Exercise task
From the listing below, extract each entry exactly as written, minus the images.
--- START OF Task input ---
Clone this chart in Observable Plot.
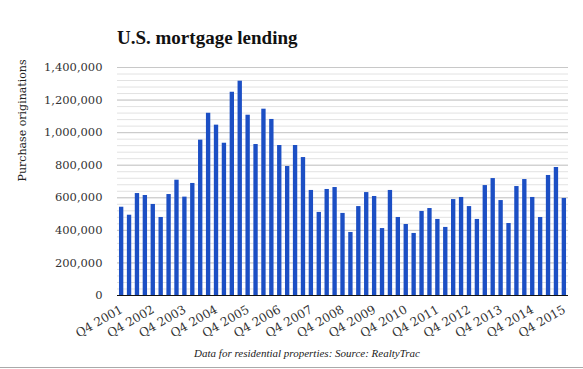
<!DOCTYPE html>
<html><head><meta charset="utf-8">
<script src="https://cdn.jsdelivr.net/npm/d3@7"></script>
<script src="https://cdn.jsdelivr.net/npm/@observablehq/plot@0.6"></script>
<style>
body{margin:0;background:#fff;}
#wrap{position:relative;width:583px;height:369px;overflow:hidden;background:#fff;}
#title{position:absolute;left:117px;top:27px;font-family:"Liberation Serif",serif;font-weight:bold;font-size:19px;color:#111;white-space:nowrap;}
#chart{position:absolute;left:0;top:0;}
#chart svg text{font-family:"DejaVu Serif",serif;}
#caption{position:absolute;left:0;width:614px;top:347px;text-align:center;font-family:"Liberation Serif",serif;font-style:italic;font-size:11px;color:#222;}
#rule{position:absolute;left:0;right:0;top:367px;border-top:1px solid #aaa;}
</style></head>
<body>
<div id="wrap">
  <div id="chart"></div>
  <div id="title">U.S. mortgage lending</div>
  <div id="caption">Data for residential properties: Source: RealtyTrac</div>
  <div id="rule"></div>
</div>
<script>
const quarters = [
  "Q4 2001",
  "Q1 2002","Q2 2002","Q3 2002","Q4 2002",
  "Q1 2003","Q2 2003","Q3 2003","Q4 2003",
  "Q1 2004","Q2 2004","Q3 2004","Q4 2004",
  "Q1 2005","Q2 2005","Q3 2005","Q4 2005",
  "Q1 2006","Q2 2006","Q3 2006","Q4 2006",
  "Q1 2007","Q2 2007","Q3 2007","Q4 2007",
  "Q1 2008","Q2 2008","Q3 2008","Q4 2008",
  "Q1 2009","Q2 2009","Q3 2009","Q4 2009",
  "Q1 2010","Q2 2010","Q3 2010","Q4 2010",
  "Q1 2011","Q2 2011","Q3 2011","Q4 2011",
  "Q1 2012","Q2 2012","Q3 2012","Q4 2012",
  "Q1 2013","Q2 2013","Q3 2013","Q4 2013",
  "Q1 2014","Q2 2014","Q3 2014","Q4 2014",
  "Q1 2015","Q2 2015","Q3 2015","Q4 2015"
];
const originations = [
  542000,
  493000, 626000, 614000, 559000,
  479000, 620000, 708000, 604000,
  688000, 954000, 1119000, 1046000,
  935000, 1248000, 1316000, 1107000,
  927000, 1144000, 1081000, 921000,
  792000, 921000, 847000, 645000,
  510000, 651000, 663000, 504000,
  387000, 546000, 632000, 608000,
  411000, 645000, 479000, 436000,
  381000, 516000, 534000, 467000,
  418000, 589000, 602000, 546000,
  467000, 675000, 718000, 583000,
  442000, 669000, 712000, 602000,
  479000, 737000, 786000, 596000
];
const xTickLabels = ["Q4 2001","Q4 2002","Q4 2003","Q4 2004","Q4 2005","Q4 2006","Q4 2007","Q4 2008","Q4 2009","Q4 2010","Q4 2011","Q4 2012","Q4 2013","Q4 2014","Q4 2015"];
const yTicks = [0, 200000, 400000, 600000, 800000, 1000000, 1200000, 1400000];
const yLabel = "Purchase originations";

const data = quarters.map((q, i) => ({q, v: originations[i]}));
const minorGrid = d3.range(0, 1400001, 40000);

const chart = Plot.plot({
  width: 583, height: 345,
  marginLeft: 117, marginRight: 15, marginTop: 67, marginBottom: 50,
  style: {fontFamily: "'DejaVu Serif', serif", fontSize: "11.5px", color: "#333", background: "transparent", overflow: "visible"},
  x: {type: "band", domain: quarters, paddingInner: 0.45, paddingOuter: 0.25, axis: null},
  y: {domain: [0, 1400000], axis: null},
  marks: [
    Plot.ruleY(minorGrid, {stroke: "#e2e2e2", strokeWidth: 1}),
    Plot.ruleY(yTicks, {stroke: "#c8c8c8", strokeWidth: 1}),
    Plot.barY(data, {x: "q", y: "v", fill: "#1c4fc4"}),
    Plot.ruleY([0], {stroke: "#111", strokeWidth: 1.2}),
    Plot.axisY(yTicks, {tickSize: 0, tickPadding: 15, tickFormat: d3.format(","), label: null, fill: "#333", fontSize: 11.5}),
    Plot.axisX(xTickLabels, {tickSize: 0, tickRotate: -30, tickPadding: 13, label: null, fill: "#333", fontSize: 12}),
    Plot.text([yLabel], {frameAnchor: "left", dx: -95, rotate: -90, fontSize: 11, fill: "#222"})
  ]
});
document.getElementById("chart").appendChild(chart);
</script>
</body></html>
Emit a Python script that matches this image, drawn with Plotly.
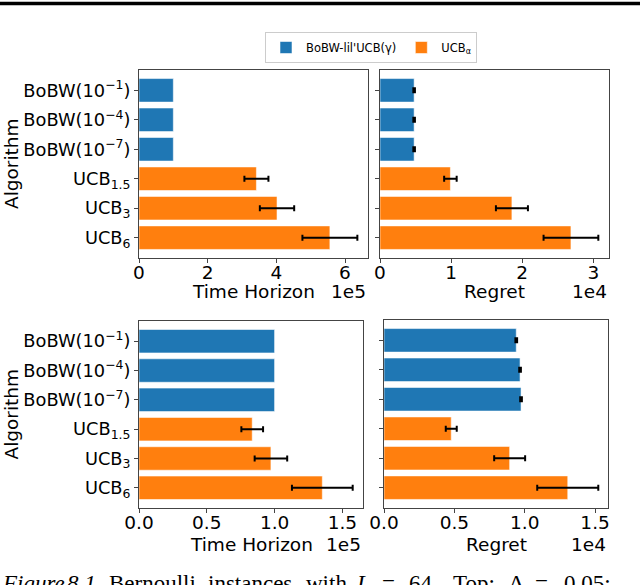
--- END OF Task input ---
Solution to this problem
Clone this chart in Observable Plot.
<!DOCTYPE html>
<html><head><meta charset="utf-8">
<script src="https://cdn.jsdelivr.net/npm/d3@7"></script>
<script src="https://cdn.jsdelivr.net/npm/@observablehq/plot@0.6"></script>
<style>
body{margin:0;background:#fff;}
#wrap{position:relative;width:583px;height:369px;overflow:hidden;background:#fff;}
#title{position:absolute;left:117px;top:27px;font-family:"Liberation Serif",serif;font-weight:bold;font-size:19px;color:#111;white-space:nowrap;}
#chart{position:absolute;left:0;top:0;}
#chart svg text{font-family:"DejaVu Serif",serif;}
#caption{position:absolute;left:0;width:614px;top:347px;text-align:center;font-family:"Liberation Serif",serif;font-style:italic;font-size:11px;color:#222;}
#rule{position:absolute;left:0;right:0;top:367px;border-top:1px solid #aaa;}
</style></head>
<body>
<div id="wrap">
  <div id="chart"></div>
  <div id="title">U.S. mortgage lending</div>
  <div id="caption">Data for residential properties: Source: RealtyTrac</div>
  <div id="rule"></div>
</div>
<script>
const quarters = [
  "Q4 2001",
  "Q1 2002","Q2 2002","Q3 2002","Q4 2002",
  "Q1 2003","Q2 2003","Q3 2003","Q4 2003",
  "Q1 2004","Q2 2004","Q3 2004","Q4 2004",
  "Q1 2005","Q2 2005","Q3 2005","Q4 2005",
  "Q1 2006","Q2 2006","Q3 2006","Q4 2006",
  "Q1 2007","Q2 2007","Q3 2007","Q4 2007",
  "Q1 2008","Q2 2008","Q3 2008","Q4 2008",
  "Q1 2009","Q2 2009","Q3 2009","Q4 2009",
  "Q1 2010","Q2 2010","Q3 2010","Q4 2010",
  "Q1 2011","Q2 2011","Q3 2011","Q4 2011",
  "Q1 2012","Q2 2012","Q3 2012","Q4 2012",
  "Q1 2013","Q2 2013","Q3 2013","Q4 2013",
  "Q1 2014","Q2 2014","Q3 2014","Q4 2014",
  "Q1 2015","Q2 2015","Q3 2015","Q4 2015"
];
const originations = [
  542000,
  493000, 626000, 614000, 559000,
  479000, 620000, 708000, 604000,
  688000, 954000, 1119000, 1046000,
  935000, 1248000, 1316000, 1107000,
  927000, 1144000, 1081000, 921000,
  792000, 921000, 847000, 645000,
  510000, 651000, 663000, 504000,
  387000, 546000, 632000, 608000,
  411000, 645000, 479000, 436000,
  381000, 516000, 534000, 467000,
  418000, 589000, 602000, 546000,
  467000, 675000, 718000, 583000,
  442000, 669000, 712000, 602000,
  479000, 737000, 786000, 596000
];
const xTickLabels = ["Q4 2001","Q4 2002","Q4 2003","Q4 2004","Q4 2005","Q4 2006","Q4 2007","Q4 2008","Q4 2009","Q4 2010","Q4 2011","Q4 2012","Q4 2013","Q4 2014","Q4 2015"];
const yTicks = [0, 200000, 400000, 600000, 800000, 1000000, 1200000, 1400000];
const yLabel = "Purchase originations";

const data = quarters.map((q, i) => ({q, v: originations[i]}));
const minorGrid = d3.range(0, 1400001, 40000);

const chart = Plot.plot({
  width: 583, height: 345,
  marginLeft: 117, marginRight: 15, marginTop: 67, marginBottom: 50,
  style: {fontFamily: "'DejaVu Serif', serif", fontSize: "11.5px", color: "#333", background: "transparent", overflow: "visible"},
  x: {type: "band", domain: quarters, paddingInner: 0.45, paddingOuter: 0.25, axis: null},
  y: {domain: [0, 1400000], axis: null},
  marks: [
    Plot.ruleY(minorGrid, {stroke: "#e2e2e2", strokeWidth: 1}),
    Plot.ruleY(yTicks, {stroke: "#c8c8c8", strokeWidth: 1}),
    Plot.barY(data, {x: "q", y: "v", fill: "#1c4fc4"}),
    Plot.ruleY([0], {stroke: "#111", strokeWidth: 1.2}),
    Plot.axisY(yTicks, {tickSize: 0, tickPadding: 15, tickFormat: d3.format(","), label: null, fill: "#333", fontSize: 11.5}),
    Plot.axisX(xTickLabels, {tickSize: 0, tickRotate: -30, tickPadding: 13, label: null, fill: "#333", fontSize: 12}),
    Plot.text([yLabel], {frameAnchor: "left", dx: -95, rotate: -90, fontSize: 11, fill: "#222"})
  ]
});
document.getElementById("chart").appendChild(chart);
</script>
</body></html>
Emit a Python script that matches this image, drawn with Plotly.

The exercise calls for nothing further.